Fort Knox
SILVER Star
The number of <500 people businesses adds up to A LOT of people.
The businesses that are getting 10-20 million are required to pay the employees, so they can pay the rent and buy food. The CEO isn't pocketing it.
Of course a larger biz with a everyday working relationship with the bank will get better treatment.
Its not perfect, but its run by the government.
So lets open it up.
Well, when you say they are "required" to pay the employees, that's not necessarily true. The way the PPP loans work is that once you qualify for the loan, you have 8 weeks to spend the loan funds on approved expenditures, which includes payroll costs (wages, salaries, retirement plan, health insurance), plus rent, utilities, and mortgage interest. You are capped on the wages you can spend at an annualized $100k per employee. Also, rent, utilities and mortgage interest can't be more than 25% of the total spend. The total amount you spend, after deductions (see below) is then forgiven. Whatever is leftover of the loan that isn't forgiven is then treated as a 2-year loan at about 1% with payments deferred for 6 months.
So, technically you don't HAVE to spend it to pay employees, but what you don't spend has to be paid back. Certainly, the purpose of the program is that companies use the funds to maintain employment and payroll levels and they heavily incentify employers to do that, but some employers may not do that 100% and will probably end up using the funds as a short-term working capital loan at a really low rate.
How does the SBA incentify employers to follow the purpose of the program? After the 8-week period, you calculate what you spent on those approved items and then you reduce that amount by two deductions, both of which are aimed at pushing employers to use the funds for their intended use.
- FTE Reduction - First, you take the number of Full-Time Employees (FTE's - at least 30 hours per week) that you have as of the end of the spend period (approx. June 30th) and divide it by the number of FTE's you averaged for the most recent 3-month quarter prior to the loan (Jan. - March). So, let's say you averaged 100 FTE's in the first quarter, but only had 75 FTE's as of June 30th, then you can only use 75/100 or 75% of the amount you spent towards forgiveness. So if you cut half your employees, then not only do you not spend as much, so you're not forgiven for as much, but you also would have to reduce the amount you are forgiven by half, so it's kind of a double whammy.

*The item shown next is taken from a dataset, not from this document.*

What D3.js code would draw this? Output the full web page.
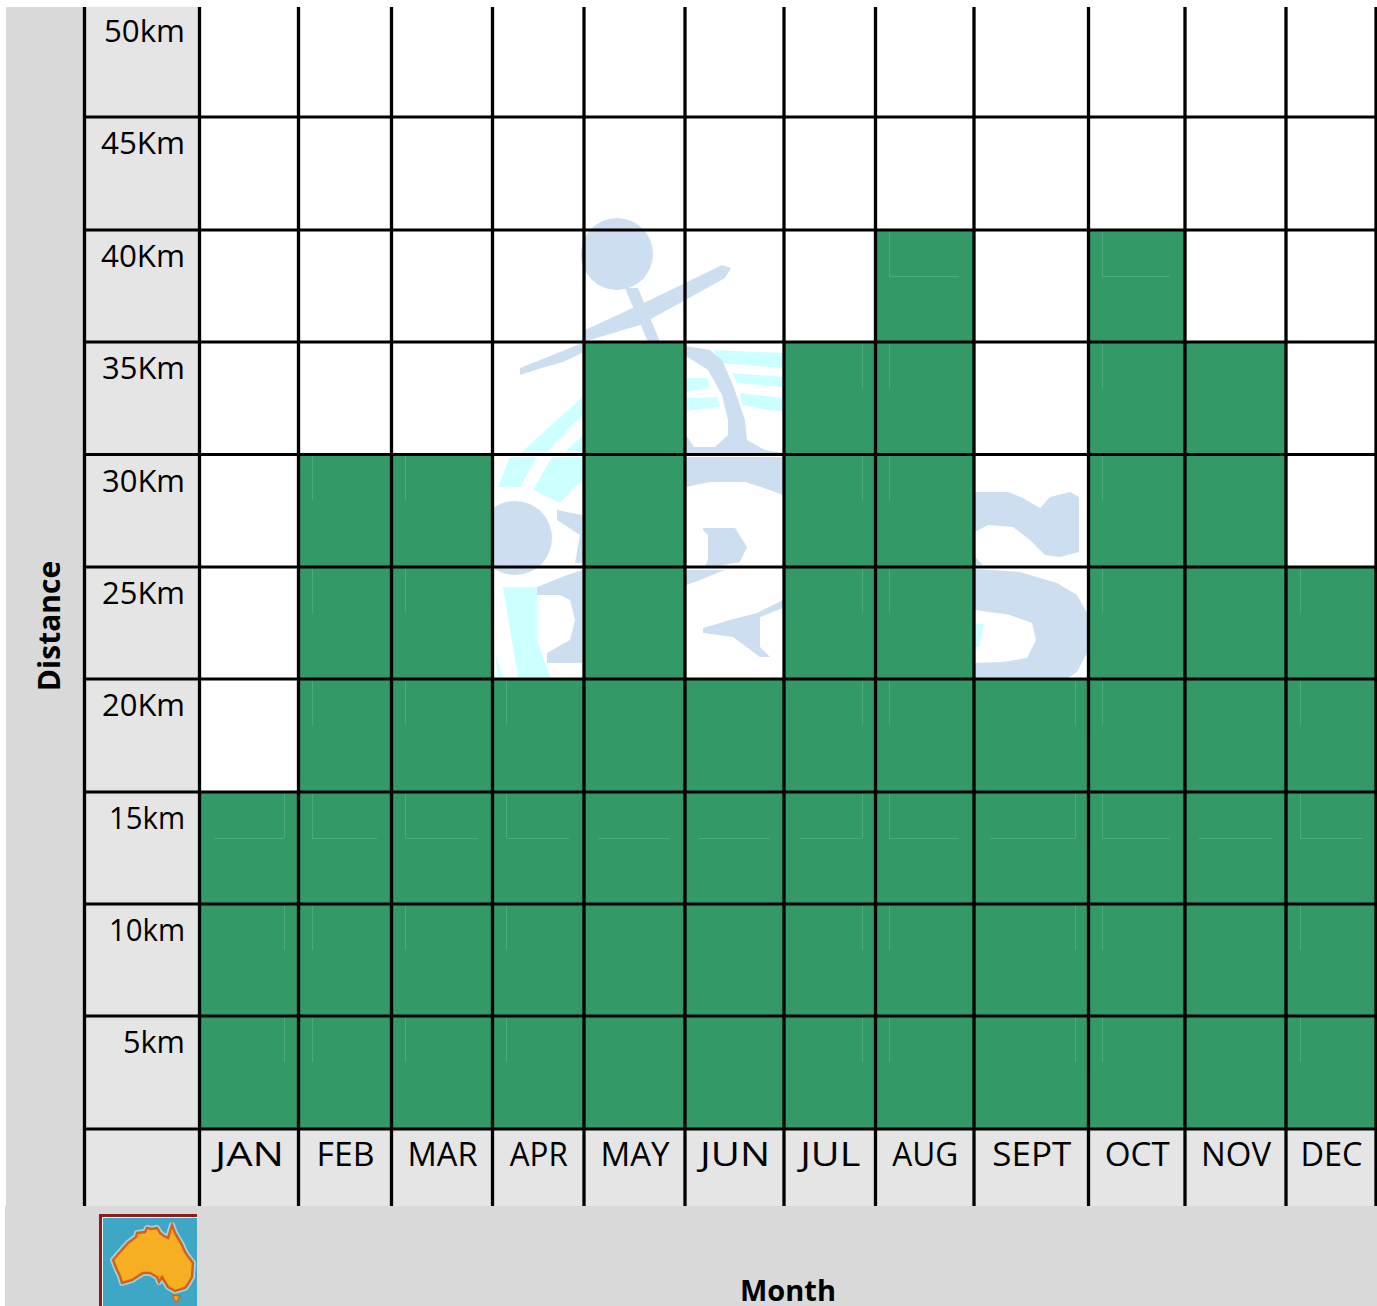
<!DOCTYPE html>
<html>
<head>
<meta charset="utf-8">
<title>Distance by month</title>
<script src="https://cdn.jsdelivr.net/npm/d3@7"></script>
<style>
  html, body { margin: 0; padding: 0; background: #fff; }
  svg { display: block; }
  text { font-family: "Comic Sans MS", "Open Sans", "Noto Sans", sans-serif; fill: #000; }
</style>
</head>
<body>
<div class="canvas"></div>
<script>
// Chart data
const months = ['JAN', 'FEB', 'MAR', 'APR', 'MAY', 'JUN', 'JUL', 'AUG', 'SEPT', 'OCT', 'NOV', 'DEC'];
const distances = [15, 30, 30, 20, 35, 20, 35, 40, 20, 40, 35, 25];
const distanceTicks = [5, 10, 15, 20, 25, 30, 35, 40, 45, 50];
const distanceLabels = ['5km', '10km', '15km', '20Km', '25Km', '30Km', '35Km', '40Km', '45Km', '50km'];

// The table has uneven rows and columns, so the scales are piecewise
const columnEdges = [199.5, 298.5, 391.5, 492.5, 584, 685, 784, 875.5, 974, 1088.5, 1185, 1286, 1376];
const rowEdges = [1129, 1016, 904, 792, 679, 567, 454.5, 342, 230, 117, 5];

// Label widths, the installed font is narrower on some letters than the original
const monthLabelWidths = [69, 58, 70, 58, 69, 70, 60, 66, 79, 65, 70, 62];
const distanceLabelWidths = [62, 76, 76, 83, 83, 83, 83, 84, 84, 81];

// Faint left-over box edges seen inside the green cells (one per month)
const ghostLeft = [214, 312.5, 405.5, 506.5, 598, 699, 800, 889, 990, 1102, 1199, 1300];
const ghostRight = [284, 377, 478, 569, 669.5, 770, 862, 959, 1075, 1170, 1272, 1363];
const ghostEdge = [284, 312.5, 405.5, 506.5, null, null, 862, 889, 1075, 1102, null, 1300];

const dims = {width: 1377, height: 1306, tableLeft: 84.5, tableBottom: 1206};

const x = d3.scaleLinear().domain(d3.range(months.length + 1)).range(columnEdges);
const y = d3.scaleLinear().domain([0, ...distanceTicks]).range(rowEdges);

const svg = d3.select('.canvas')
    .append('svg')
    .attr('width', dims.width)
    .attr('height', dims.height);

// Grey panels behind the table
svg.append('rect').attr('x', 6).attr('y', 7).attr('width', 79).attr('height', 1200).attr('fill', '#d9d9d9');
svg.append('rect').attr('x', 5).attr('y', dims.tableBottom).attr('width', 1372).attr('height', 100).attr('fill', '#d9d9d9');
svg.append('rect').attr('x', dims.tableLeft).attr('y', 7).attr('width', x(0) - dims.tableLeft).attr('height', dims.tableBottom - 7).attr('fill', '#e5e5e5');
svg.append('rect').attr('x', x(0)).attr('y', y(0)).attr('width', x(12) - x(0)).attr('height', dims.tableBottom - y(0)).attr('fill', '#e5e5e5');

// Watermark sitting behind the bars
const blueShapes = [
    'M731,268L722,265L650,300L585,330L583,342L640,325L680,303L725,278Z',
    'M582,343L565,350L520,368L520,375L545,367L563,362L582,353Z',
    'M625,288L638,288L660,342L648,342Z',
    'M557,510L582,515L582,563L575,563L580,535L557,520Z',
    'M537,587L562,577L582,570L582,663L547,663L547,653L570,640L575,620L570,600L560,595L537,595Z',
    'M686,346L710,350L722,360L733,385L745,420L747,440L765,450L783,453L686,453L686,435L694,447L715,447L728,435L728,420L722,395L708,370L686,356Z',
    'M686,457L783,457L783,495L770,490L745,482L710,482L686,487Z',
    'M703,528L735,528L747,547L740,562L713,567L705,566L708,560L708,535L703,530Z',
    'M686,570L725,570L695,582L686,585Z',
    'M703,628L730,620L757,613L783,600L783,608L760,617L760,647L770,657L760,657L733,637L703,633Z',
    'M975,492L1008,492L1023,498L1040,508L1050,497L1070,492L1079,497L1079,552L1060,557L1045,555L1030,540L1013,527L988,525L975,532Z',
    'M975,557L983,565L975,565Z',
    'M975,569L1020,572L1057,583L1077,595L1087,613L1087,653L1077,672L1068,678L975,678L975,663L1003,662L1027,658L1036,640L1032,623L1010,615L975,610Z'
];
const cyanShapes = [
    'M582,397L522,452L547,452L582,415Z',
    'M582,436L565,452L582,452Z',
    'M510,457L537,457L520,487L498,487Z',
    'M552,457L582,457L582,480L560,503L533,490Z',
    'M503,587L537,587L537,640L550,677L518,677Z',
    'M495,653L503,677L498,677Z',
    'M713,350L783,353L783,368L723,363Z',
    'M732,373L783,377L783,387L737,383Z',
    'M740,393L783,398L783,411L767,410L742,405Z',
    'M687,378L707,378L710,387L687,392Z',
    'M687,398L717,397L720,407L687,411Z',
    'M975,624L984,624L979,647L975,647Z'
];
const watermark = svg.append('g');
watermark.selectAll('path.cyan').data(cyanShapes).enter().append('path')
    .attr('class', 'cyan').attr('d', d => d).attr('fill', '#ccffff');
watermark.selectAll('path.blue').data(blueShapes).enter().append('path')
    .attr('class', 'blue').attr('d', d => d).attr('fill', '#cddef0');
watermark.append('circle').attr('cx', 617).attr('cy', 254).attr('r', 36).attr('fill', '#cddef0');
// disc is cut off by the column line on its left
svg.append('clipPath').attr('id', 'aprClip').append('rect').attr('x', x(3)).attr('y', y(30)).attr('width', x(4) - x(3)).attr('height', y(0) - y(30));
watermark.append('circle').attr('cx', 515).attr('cy', 538).attr('r', 37).attr('fill', '#cddef0').attr('clip-path', 'url(#aprClip)');

// Bars
svg.append('g').selectAll('rect')
    .data(distances)
    .enter().append('rect')
    .attr('x', (d, i) => x(i))
    .attr('y', d => y(d))
    .attr('width', (d, i) => x(i + 1) - x(i))
    .attr('height', d => y(0) - y(d))
    .attr('fill', '#339966');

// Faint edges inside the green cells
const ghosts = svg.append('g').attr('stroke', '#4fa97f').attr('stroke-width', 1);
distances.forEach((d, i) => {
    // vertical stub at the top of every filled row
    if (ghostEdge[i] !== null) {
        distanceTicks.filter(t => t <= d).forEach(t => {
            ghosts.append('line')
                .attr('x1', Math.floor(ghostEdge[i]) + 0.5).attr('x2', Math.floor(ghostEdge[i]) + 0.5)
                .attr('y1', y(t) + 2).attr('y2', y(t) + 46);
        });
    }
    // horizontal edge only in the 15km row and in the 40km row
    [15, 40].filter(t => t <= d).forEach(t => {
        ghosts.append('line')
            .attr('x1', ghostLeft[i]).attr('x2', ghostRight[i])
            .attr('y1', Math.floor(y(t)) + 46.5).attr('y2', Math.floor(y(t)) + 46.5);
    });
});

// Grid lines
const grid = svg.append('g').attr('stroke', '#000').attr('fill', 'none');
grid.selectAll('line.row').data([0, ...distanceTicks.slice(0, -1)]).enter().append('line')
    .attr('class', 'row')
    .attr('x1', dims.tableLeft).attr('x2', x(12))
    .attr('y1', d => y(d)).attr('y2', d => y(d))
    .attr('stroke-width', 3);
grid.selectAll('line.col').data(d3.range(months.length + 1)).enter().append('line')
    .attr('class', 'col')
    .attr('x1', d => x(d)).attr('x2', d => x(d))
    .attr('y1', 7).attr('y2', dims.tableBottom)
    .attr('stroke-width', 3.3);
grid.append('line').attr('x1', dims.tableLeft).attr('x2', dims.tableLeft)
    .attr('y1', 7).attr('y2', dims.tableBottom).attr('stroke-width', 3.3);

// Distance labels, hung from the top of each row
const yAxis = d3.axisLeft(y)
    .tickValues(distanceTicks)
    .tickSize(0)
    .tickPadding(0)
    .tickFormat((d, i) => distanceLabels[i]);
svg.append('g')
    .attr('transform', 'translate(185,0)')
    .call(yAxis)
    .call(g => g.select('.domain').remove())
    .selectAll('text')
    .attr('font-size', 31)
    .attr('dy', 36.5)
    .attr('textLength', (d, i) => distanceLabelWidths[i])
    .attr('lengthAdjust', 'spacingAndGlyphs');

// Month labels
const xAxis = d3.axisBottom(d3.scaleOrdinal().domain(months).range(months.map((m, i) => (x(i) + x(i + 1)) / 2)))
    .tickSize(0)
    .tickPadding(0);
svg.append('g')
    .attr('transform', 'translate(0,1166)')
    .call(xAxis)
    .call(g => g.select('.domain').remove())
    .selectAll('text')
    .attr('font-size', 32)
    .attr('dy', 0)
    .attr('textLength', (d, i) => monthLabelWidths[i])
    .attr('lengthAdjust', 'spacingAndGlyphs');

// Axis titles
svg.append('text')
    .attr('transform', 'translate(60,626) rotate(-90)')
    .attr('text-anchor', 'middle')
    .attr('font-weight', 'bold')
    .attr('font-size', 30)
    .text('Distance');
svg.append('text')
    .attr('x', 788).attr('y', 1301)
    .attr('text-anchor', 'middle')
    .attr('font-weight', 'bold')
    .attr('font-size', 29)
    .text('Month');

// Little map of Australia in the corner
const map = svg.append('g');
map.append('rect').attr('x', 99).attr('y', 1214).attr('width', 98).attr('height', 92).attr('fill', '#8e1b17');
map.append('rect').attr('x', 102).attr('y', 1217).attr('width', 95).attr('height', 89).attr('fill', '#fff');
map.append('rect').attr('x', 103).attr('y', 1218).attr('width', 94).attr('height', 88).attr('fill', '#3fa7c6');
const mainland = 'M113,1260L120,1252L128,1243L136,1237L137,1233L145,1232L147,1228L152,1229L157,1228L160,1233L164,1236L168,1238L172,1225L175,1233L178,1238L182,1245L185,1252L187,1255L193,1263L192,1277L188,1284L185,1288L175,1291L168,1287L162,1277L159,1282L157,1277L150,1273L143,1273L132,1280L122,1283L120,1276L117,1270Z';
const tasmania = 'M173,1295L180,1296L177,1302L174,1300Z';
map.append('path').attr('d', mainland).attr('fill', '#9fd3df').attr('stroke', '#9fd3df').attr('stroke-width', 6).attr('stroke-linejoin', 'round');
map.append('path').attr('d', mainland).attr('fill', '#f6ae22').attr('stroke', '#d9601a').attr('stroke-width', 2.5);
map.append('path').attr('d', tasmania).attr('fill', '#f6ae22').attr('stroke', '#d9601a').attr('stroke-width', 1.5);
</script>
</body>
</html>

- Payroll Reduction - You also have to reduce the potential forgiveness amount by how much you reduced your payroll spend by employee more than 25%. After taking the FTE Reduction, you then have to calculate how much you reduced your employees' pay in excess of 25% (for the employees who make less than $100k). For example, if you reduced Joe Employee's pay from $4,000 per month to $2,500 per month, then over the 2 months / 8 weeks spend period, you would pay Joe $5,000 instead of his normal $8,000. So, you would have to reduce your forgivable amount by another $1,000.
So, if you use the funds for their intended purpose and keep your employees on payroll (or bring them back), then you'll get forgiven for all or most of the PPP loan, but if you don't.....you still get the use of those funds as a loan over essentially 2 1/2 years at 1%.
Sorry for the long post. This is a lot of what I have been dealing with over the last couple weeks here at work, since COVID has really kicked my company in the cajones, like many others.